The new president is diminutive and seemed to disappear behind the sea of microphones placed on a desk. A banner stapled to the wood paneling behind him tried to fuel his image as a man of the people. It read "The cabinet of 70 million people... We can do it."
Throughout the news conference he smiled easily and sat patiently while questioners grilled him on his attitudes about everything from women's dress to international investment to his ideas about sports. But more often than not, Mr. Ahmadinejad answered with vague responses, espousing principals, and not specifics. When asked how he felt about reducing the size of the government, he agreed that it was too large, and that the state-owned industries needed to be put into private hands. But he offered no specifics.
When asked if he would follow through on a specific promise to prosecute those guilty of corruption working in the oil industry - he said that yes, he would pursue corruption.
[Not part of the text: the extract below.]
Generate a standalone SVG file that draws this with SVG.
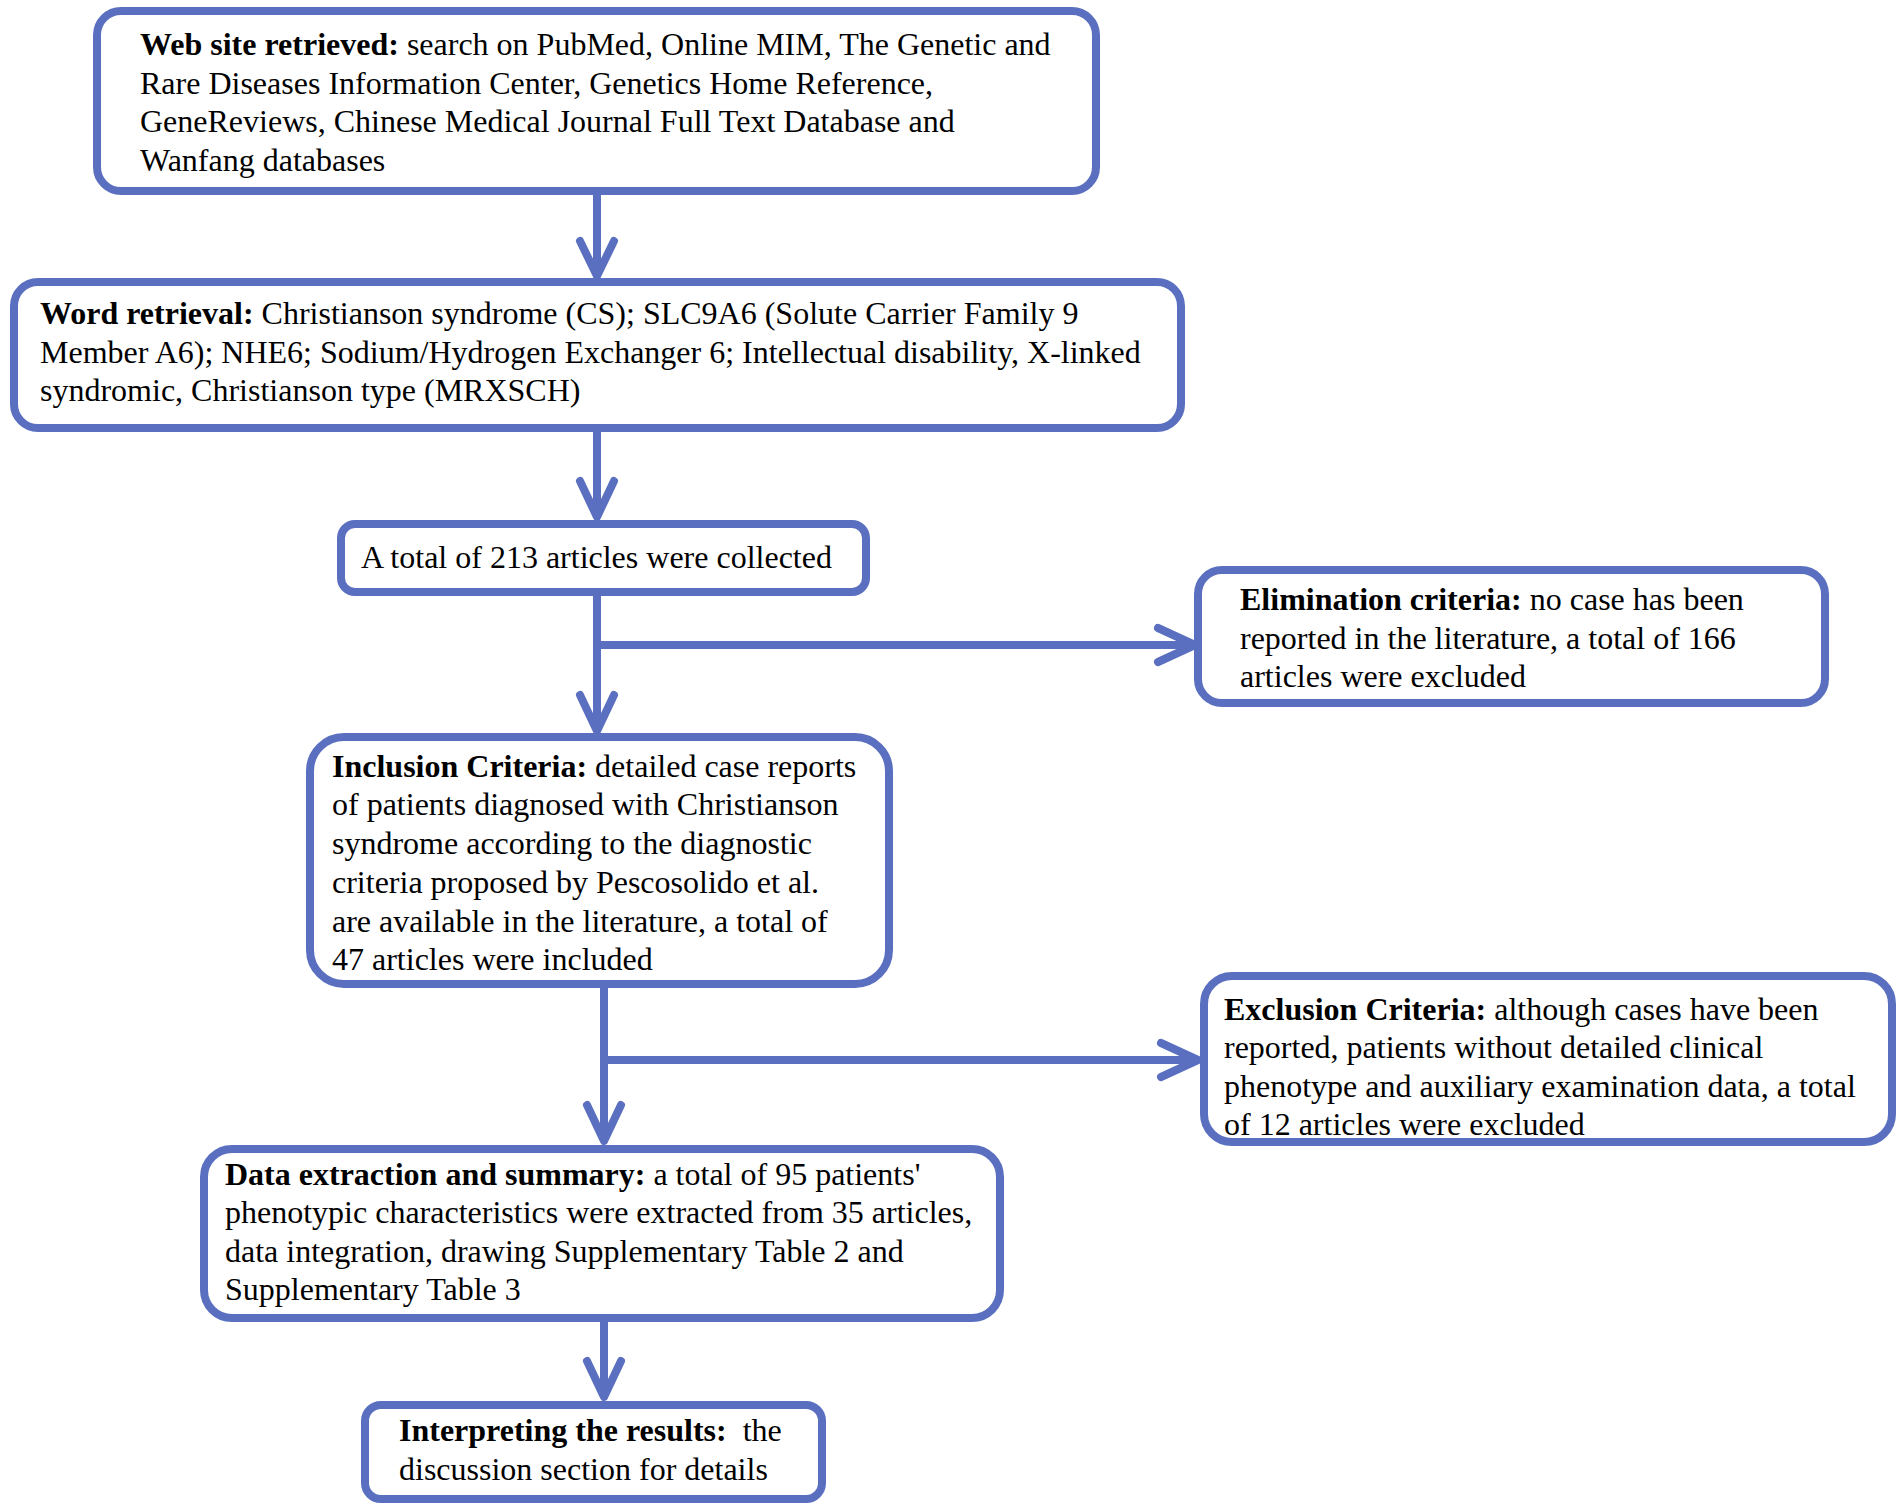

And he punted completely when he was asked if he would impose a stricter dress code on women - who in recent years have been allowed to wear brightly colored head scarves and modest overcoats, instead of more restrictive Islamic cover-ups.
"This is the duty of the current government," he said. "I have stated my opinions in the past."
His most direct remarks were in praise of the Islamic Republic's blended government, where elected bodies, like the presidency, must adhere to the decisions of the religious rulers. "Religious democracy is the only path toward human prosperity," he said, "and it's the most advanced type of government that humans can ever have."